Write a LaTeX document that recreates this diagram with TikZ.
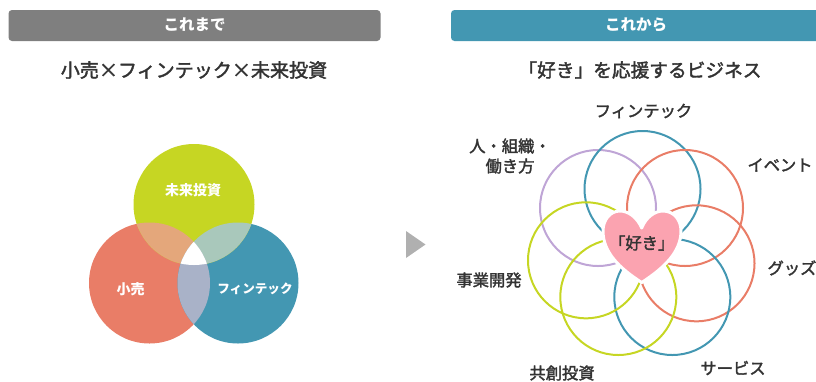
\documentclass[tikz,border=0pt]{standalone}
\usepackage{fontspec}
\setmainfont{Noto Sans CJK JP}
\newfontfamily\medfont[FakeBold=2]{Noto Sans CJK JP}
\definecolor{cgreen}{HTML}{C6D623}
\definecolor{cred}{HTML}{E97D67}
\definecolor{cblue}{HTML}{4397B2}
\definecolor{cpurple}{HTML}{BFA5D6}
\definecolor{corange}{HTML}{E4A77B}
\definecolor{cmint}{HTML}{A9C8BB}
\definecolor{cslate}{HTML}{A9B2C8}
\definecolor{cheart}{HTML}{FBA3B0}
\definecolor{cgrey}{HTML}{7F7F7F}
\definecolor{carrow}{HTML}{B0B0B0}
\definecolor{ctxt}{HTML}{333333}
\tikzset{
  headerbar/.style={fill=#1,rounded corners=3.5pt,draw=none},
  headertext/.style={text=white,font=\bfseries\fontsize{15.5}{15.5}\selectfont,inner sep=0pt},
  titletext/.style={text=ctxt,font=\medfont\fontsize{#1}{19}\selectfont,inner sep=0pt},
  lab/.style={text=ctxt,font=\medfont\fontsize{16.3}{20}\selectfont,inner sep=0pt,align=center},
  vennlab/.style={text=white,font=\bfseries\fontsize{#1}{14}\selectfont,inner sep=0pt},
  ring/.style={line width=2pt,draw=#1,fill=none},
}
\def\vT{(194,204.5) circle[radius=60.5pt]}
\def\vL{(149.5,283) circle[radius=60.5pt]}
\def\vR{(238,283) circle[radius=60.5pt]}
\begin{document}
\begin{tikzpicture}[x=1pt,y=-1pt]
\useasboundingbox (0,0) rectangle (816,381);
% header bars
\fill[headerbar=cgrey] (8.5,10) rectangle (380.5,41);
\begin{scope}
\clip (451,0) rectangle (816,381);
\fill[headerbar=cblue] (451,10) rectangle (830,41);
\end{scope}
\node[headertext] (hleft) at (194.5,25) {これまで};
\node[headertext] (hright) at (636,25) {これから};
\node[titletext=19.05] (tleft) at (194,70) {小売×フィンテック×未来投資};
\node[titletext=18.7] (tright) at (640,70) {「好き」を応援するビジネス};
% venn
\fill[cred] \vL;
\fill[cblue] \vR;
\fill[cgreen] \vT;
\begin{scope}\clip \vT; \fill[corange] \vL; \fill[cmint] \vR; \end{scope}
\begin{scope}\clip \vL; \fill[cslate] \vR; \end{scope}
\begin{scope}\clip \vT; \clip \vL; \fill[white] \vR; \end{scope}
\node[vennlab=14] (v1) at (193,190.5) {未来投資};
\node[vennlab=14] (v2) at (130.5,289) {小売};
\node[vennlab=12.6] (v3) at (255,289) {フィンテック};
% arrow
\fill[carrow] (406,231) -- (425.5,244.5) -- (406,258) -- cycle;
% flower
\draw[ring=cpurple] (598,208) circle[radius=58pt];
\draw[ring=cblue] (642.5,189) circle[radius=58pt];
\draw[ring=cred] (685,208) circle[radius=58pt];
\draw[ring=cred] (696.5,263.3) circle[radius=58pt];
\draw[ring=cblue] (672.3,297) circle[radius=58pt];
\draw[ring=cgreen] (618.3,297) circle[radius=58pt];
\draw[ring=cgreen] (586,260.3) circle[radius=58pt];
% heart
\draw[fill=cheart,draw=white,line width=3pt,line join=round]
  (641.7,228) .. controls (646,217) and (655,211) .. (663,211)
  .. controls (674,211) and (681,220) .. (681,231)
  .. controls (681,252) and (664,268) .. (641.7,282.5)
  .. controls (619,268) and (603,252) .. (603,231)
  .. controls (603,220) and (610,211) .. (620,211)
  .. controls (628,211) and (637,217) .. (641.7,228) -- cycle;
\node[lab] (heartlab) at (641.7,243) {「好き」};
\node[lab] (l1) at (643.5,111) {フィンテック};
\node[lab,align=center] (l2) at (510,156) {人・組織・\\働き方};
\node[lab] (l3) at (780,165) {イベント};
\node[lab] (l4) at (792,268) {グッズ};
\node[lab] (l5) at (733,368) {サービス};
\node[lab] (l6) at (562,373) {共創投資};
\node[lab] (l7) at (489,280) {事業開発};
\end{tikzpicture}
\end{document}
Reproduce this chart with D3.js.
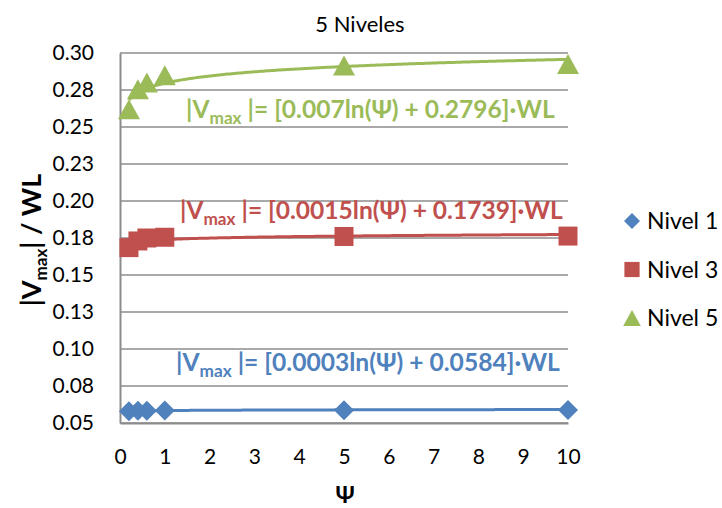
##############################
- Written problem -
Repeat every record precisely. Any picture among them stays out of the copy.

- Written response -
Write a LaTeX document that recreates this diagram with TikZ.
\documentclass[tikz,border=0pt]{standalone}
\usepackage{fontspec}
\setmainfont{Noto Sans CJK JP}
\newfontfamily\medfont[FakeBold=2]{Noto Sans CJK JP}
\definecolor{cgreen}{HTML}{C6D623}
\definecolor{cred}{HTML}{E97D67}
\definecolor{cblue}{HTML}{4397B2}
\definecolor{cpurple}{HTML}{BFA5D6}
\definecolor{corange}{HTML}{E4A77B}
\definecolor{cmint}{HTML}{A9C8BB}
\definecolor{cslate}{HTML}{A9B2C8}
\definecolor{cheart}{HTML}{FBA3B0}
\definecolor{cgrey}{HTML}{7F7F7F}
\definecolor{carrow}{HTML}{B0B0B0}
\definecolor{ctxt}{HTML}{333333}
\tikzset{
  headerbar/.style={fill=#1,rounded corners=3.5pt,draw=none},
  headertext/.style={text=white,font=\bfseries\fontsize{15.5}{15.5}\selectfont,inner sep=0pt},
  titletext/.style={text=ctxt,font=\medfont\fontsize{#1}{19}\selectfont,inner sep=0pt},
  lab/.style={text=ctxt,font=\medfont\fontsize{16.3}{20}\selectfont,inner sep=0pt,align=center},
  vennlab/.style={text=white,font=\bfseries\fontsize{#1}{14}\selectfont,inner sep=0pt},
  ring/.style={line width=2pt,draw=#1,fill=none},
}
\def\vT{(194,204.5) circle[radius=60.5pt]}
\def\vL{(149.5,283) circle[radius=60.5pt]}
\def\vR{(238,283) circle[radius=60.5pt]}
\begin{document}
\begin{tikzpicture}[x=1pt,y=-1pt]
\useasboundingbox (0,0) rectangle (816,381);
% header bars
\fill[headerbar=cgrey] (8.5,10) rectangle (380.5,41);
\begin{scope}
\clip (451,0) rectangle (816,381);
\fill[headerbar=cblue] (451,10) rectangle (830,41);
\end{scope}
\node[headertext] (hleft) at (194.5,25) {これまで};
\node[headertext] (hright) at (636,25) {これから};
\node[titletext=19.05] (tleft) at (194,70) {小売×フィンテック×未来投資};
\node[titletext=18.7] (tright) at (640,70) {「好き」を応援するビジネス};
% venn
\fill[cred] \vL;
\fill[cblue] \vR;
\fill[cgreen] \vT;
\begin{scope}\clip \vT; \fill[corange] \vL; \fill[cmint] \vR; \end{scope}
\begin{scope}\clip \vL; \fill[cslate] \vR; \end{scope}
\begin{scope}\clip \vT; \clip \vL; \fill[white] \vR; \end{scope}
\node[vennlab=14] (v1) at (193,190.5) {未来投資};
\node[vennlab=14] (v2) at (130.5,289) {小売};
\node[vennlab=12.6] (v3) at (255,289) {フィンテック};
% arrow
\fill[carrow] (406,231) -- (425.5,244.5) -- (406,258) -- cycle;
% flower
\draw[ring=cpurple] (598,208) circle[radius=58pt];
\draw[ring=cblue] (642.5,189) circle[radius=58pt];
\draw[ring=cred] (685,208) circle[radius=58pt];
\draw[ring=cred] (696.5,263.3) circle[radius=58pt];
\draw[ring=cblue] (672.3,297) circle[radius=58pt];
\draw[ring=cgreen] (618.3,297) circle[radius=58pt];
\draw[ring=cgreen] (586,260.3) circle[radius=58pt];
% heart
\draw[fill=cheart,draw=white,line width=3pt,line join=round]
  (641.7,228) .. controls (646,217) and (655,211) .. (663,211)
  .. controls (674,211) and (681,220) .. (681,231)
  .. controls (681,252) and (664,268) .. (641.7,282.5)
  .. controls (619,268) and (603,252) .. (603,231)
  .. controls (603,220) and (610,211) .. (620,211)
  .. controls (628,211) and (637,217) .. (641.7,228) -- cycle;
\node[lab] (heartlab) at (641.7,243) {「好き」};
\node[lab] (l1) at (643.5,111) {フィンテック};
\node[lab,align=center] (l2) at (510,156) {人・組織・\\働き方};
\node[lab] (l3) at (780,165) {イベント};
\node[lab] (l4) at (792,268) {グッズ};
\node[lab] (l5) at (733,368) {サービス};
\node[lab] (l6) at (562,373) {共創投資};
\node[lab] (l7) at (489,280) {事業開発};
\end{tikzpicture}
\end{document}
Reproduce this chart with D3.js.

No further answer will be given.